News

This Firm Just Hired A Robot Lawyer, So We're All Officially Useless

by Alec MacDonald
Shutterstock

The law firm BakerHostetler officially hired the first artificial intelligence lawyer.

IBM makes the robot lawyer, and apparently, it will work in the firm's bankruptcy practice -- because what better way to test out a robot lawyer than by putting people with their lives crumbling around them in its virtual hands.

Look, once I watched the entirety of "I, Robot" without sound on another guy's screen on a flight, so, yeah, you could say I already know a lot about artificial intelligence.

via GIPHY

But not even I, with my extensive experience in the subject, could predict robotics would have already developed so far, a law firm would actually hire an artificially intelligent lawyer.

IBM named this lawyer robot "ROSS" because, even though he is a robot, he is first and foremost a lawyer and, therefore, very boring. Ross is the name of the guy in the office who gets fired, and you don't notice until you run into him at a bar that weekend and get stuck in the most boring conversation in the world.

ROSS is built on a thing called "Watson," which is IBM's super smart computer thing that... Uh, who cares?
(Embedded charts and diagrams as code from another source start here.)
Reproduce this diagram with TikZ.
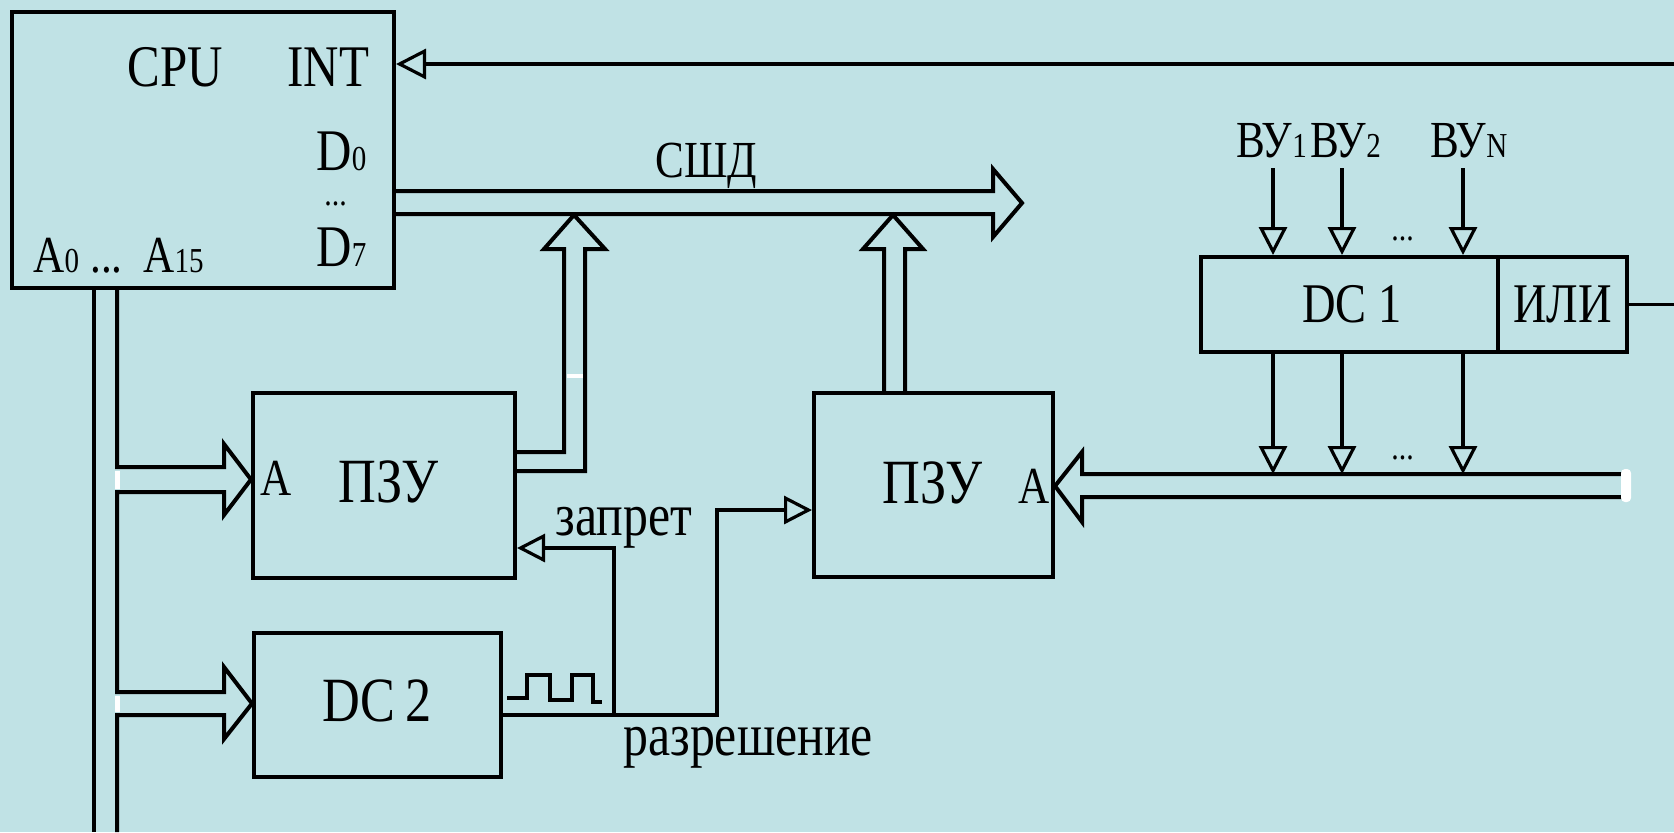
\documentclass[tikz,border=0pt]{standalone}
\usepackage{fontspec}
\setmainfont{Liberation Serif}[FakeStretch=0.83]
\usetikzlibrary{arrows.meta}
\definecolor{bg}{HTML}{C0E2E5}
\begin{document}
\begin{tikzpicture}[x=0.5pt,y=-0.5pt,line join=miter,
  ln/.style={line width=2pt},
  sig/.style={line width=1.6pt},
  box/.style={draw,line width=2pt,inner sep=0pt},
  oarr/.style={sig,-{Triangle[open,length=14pt,width=14pt]}},
  lbl/.style={inner sep=0pt,anchor=base west},
  fbig/.style={font=\fontsize{31.5pt}{32pt}\selectfont},
  fmid/.style={font=\fontsize{29.5pt}{30pt}\selectfont},
  fdc/.style={font=\fontsize{28pt}{30pt}\selectfont},
  fa/.style={font=\fontsize{26pt}{28pt}\selectfont},
  fvu/.style={font=\fontsize{26pt}{27pt}\selectfont},
  fword/.style={font=\fontsize{30pt}{31pt}\selectfont},
  fdots/.style={font=\fontsize{18pt}{18pt}\selectfont}]
\newcommand{\sbs}[1]{{\fontsize{17.5pt}{17pt}\selectfont #1}}
% background / bounding box
\fill[bg] (0,0) rectangle (1674,832);
\useasboundingbox (0,0) rectangle (1674,832);

% boxes
\node[box,minimum width=191pt,minimum height=138pt] (cpu) at (203,150) {};
\node[box,minimum width=131pt,minimum height=92.5pt] (pzu1) at (384,485.5) {};
\node[box,minimum width=119.5pt,minimum height=92pt] (pzu2) at (933.5,485) {};
\node[box,minimum width=123.5pt,minimum height=72pt] (dc2) at (377.5,705) {};
\node[box,minimum width=148.5pt,minimum height=47.5pt] (dc1) at (1349.5,304.5) {};
\node[box,minimum width=64.5pt,minimum height=47.5pt] (ili) at (1562.5,304.5) {};

% texts in CPU
\node[lbl,fmid] (tcpu) at (127,86) {CPU};
\node[lbl,fmid] (tint) at (287,86) {INT};
\node[lbl,fmid] (td0) at (316,170) {D\sbs{0}};
\node[lbl,fdots] (tdd) at (324,205) {...};
\node[lbl,fmid] (td7) at (316,266) {D\sbs{7}};
\node[lbl,fa] (ta0) at (33,272) {A\sbs{0}};
\node[lbl,fa] (tad) at (90,272) {...};
\node[lbl,fa] (ta15) at (143,272) {A\sbs{15}};

% other texts
\node[lbl,fvu] (tsshd) at (655,177) {СШД};
\node[lbl,fa] (tpa1) at (260,495) {A};
\node[lbl,fbig] (tpzu1) at (338,502) {ПЗУ};
\node[lbl,fbig] (tpzu2) at (882,503) {ПЗУ};
\node[lbl,fa] (tpa2) at (1018,503) {A};
\node[lbl,fbig] (tdc2) at (322,721) {DC\,2};
\node[lbl,fdc] (tdc1) at (1302,322) {DC 1};
\node[lbl,fdc] (tili) at (1513,322) {ИЛИ};
\node[lbl,fvu] (tvu1) at (1236,157) {ВУ\sbs{1}};
\node[lbl,fvu] (tvu2) at (1310,157) {ВУ\sbs{2}};
\node[lbl,fvu] (tvun) at (1430,157) {ВУ\sbs{N}};
\node[lbl,fdots] (tdots1) at (1391,240) {...};
\node[lbl,fdots] (tdots2) at (1391,459) {...};
\node[lbl,fword] (tzap) at (555,535) {запрет};
\node[lbl,fword] (traz) at (623,755) {разрешение};

% INT line and OR output
\coordinate (redge) at (1674,64);
\draw[sig,-{Triangle[open,length=15pt,width=15pt]}] (redge) -- (cpu.east |- redge);
\draw[sig] (ili.east) -- (ili.east -| redge);

% data bus
\draw[ln] (cpu.east |- 0,191) -- (993,191) -- (993,169) -- (1022,203) -- (993,237) -- (993,214) -- (cpu.east |- 0,214);
\draw[ln] (pzu1.east |- 0,452) -- (564,452) -- (564,249) -- (544,249) -- (574,215) -- (605,249) -- (585,249) -- (585,471) -- (pzu1.east |- 0,471);
\draw[ln] (884,0 |- pzu2.north) -- (884,249) -- (863,249) -- (893,215) -- (923,249) -- (905,249) -- (905,0 |- pzu2.north);
\fill[white] (566.5,373.5) rectangle (582.5,378);

% address bus
\coordinate (abot) at (94,832);
\draw[ln] (94,0 |- cpu.south) -- (abot);
\draw[ln] (117,0 |- cpu.south) -- (117,467) -- (224,467) -- (224,444) -- (pzu1.west |- 0,479.5) -- (224,515) -- (224,492) -- (117,492)
  -- (117,692) -- (224,692) -- (224,667) -- (dc2.west |- 0,703.5) -- (224,739) -- (224,715) -- (117,715) -- (117,832);
\fill[white] (115,470.5) rectangle (119.5,488.5);
\fill[white] (115,695.5) rectangle (119.5,711.5);

% lower address bus to PZU2
\draw[ln] (1625,474) -- (1082,474) -- (1082,452) -- (pzu2.east |- 0,486) -- (1082,522) -- (1082,497) -- (1625,497);
\fill[white,rounded corners=2pt] (1621,469) rectangle (1631,502);

% DC1 inputs/outputs
\foreach \xx in {1273,1342,1463}{
  \draw[oarr] (\xx,168) -- (\xx,0 |- dc1.north);
  \draw[oarr] (\xx,0 |- dc1.south) -- (\xx,474);
}

% DC2 output: strobe, enable, inhibit
\draw[sig] (507,698) -- (527,698) -- (527,675) -- (550,675) -- (550,700) -- (572,700) -- (572,675) -- (593,675) -- (593,702) -- (602,702);
\draw[oarr] (dc2.east |- 0,715) -- (717,715) -- (717,510) -- (pzu2.west |- 0,510);
\draw[oarr] (614,715) -- (614,548) -- (pzu1.east |- 0,548);
\end{tikzpicture}
\end{document}
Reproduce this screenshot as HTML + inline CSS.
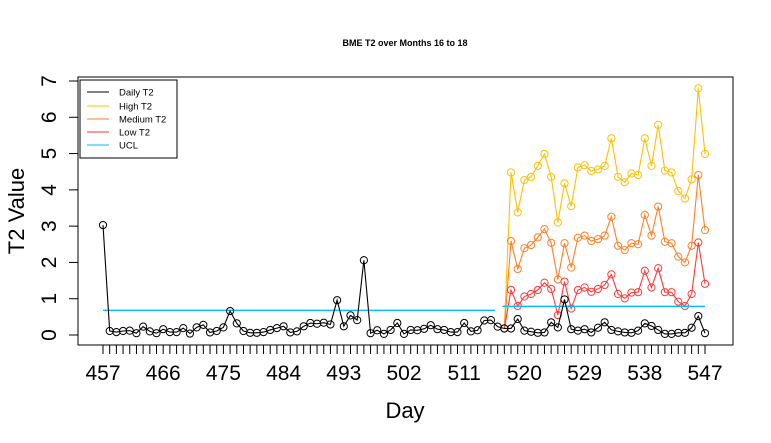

Just watch this creepy video.

Now I don't know how much this robot's salary is (or is he paid in oil squirts, like the Tin Man?), but I think it is safe to say he probably costs a stupid amount of money.

This is, apparently, what ROSS does, according to IBM's website:

You ask your questions in plain English, as you would a colleague, and ROSS then reads through the entire body of law and returns a cited answer and topical readings from legislation, case law and secondary sources to get you up-to-speed quickly... In addition, ROSS monitors the law around the clock to notify you of new court decisions that can affect your case.

Sure, that sounds good, but I'm highly skeptical this law firm hired ROSS for any other reason than to be the first law firm that had a robot lawyer in its employ so it could sound very fancy and tech-savvy to potential rich people divorcing each other.

Nevertheless, it is still very indicative of what the future of our world might look like that an artificially intelligent android (or whatever) can actually serve a specific, practical purpose and not be simply a novelty -- which, as it stands, is the category almost all other artificial intelligence mimickers these days land in (hi, Siri).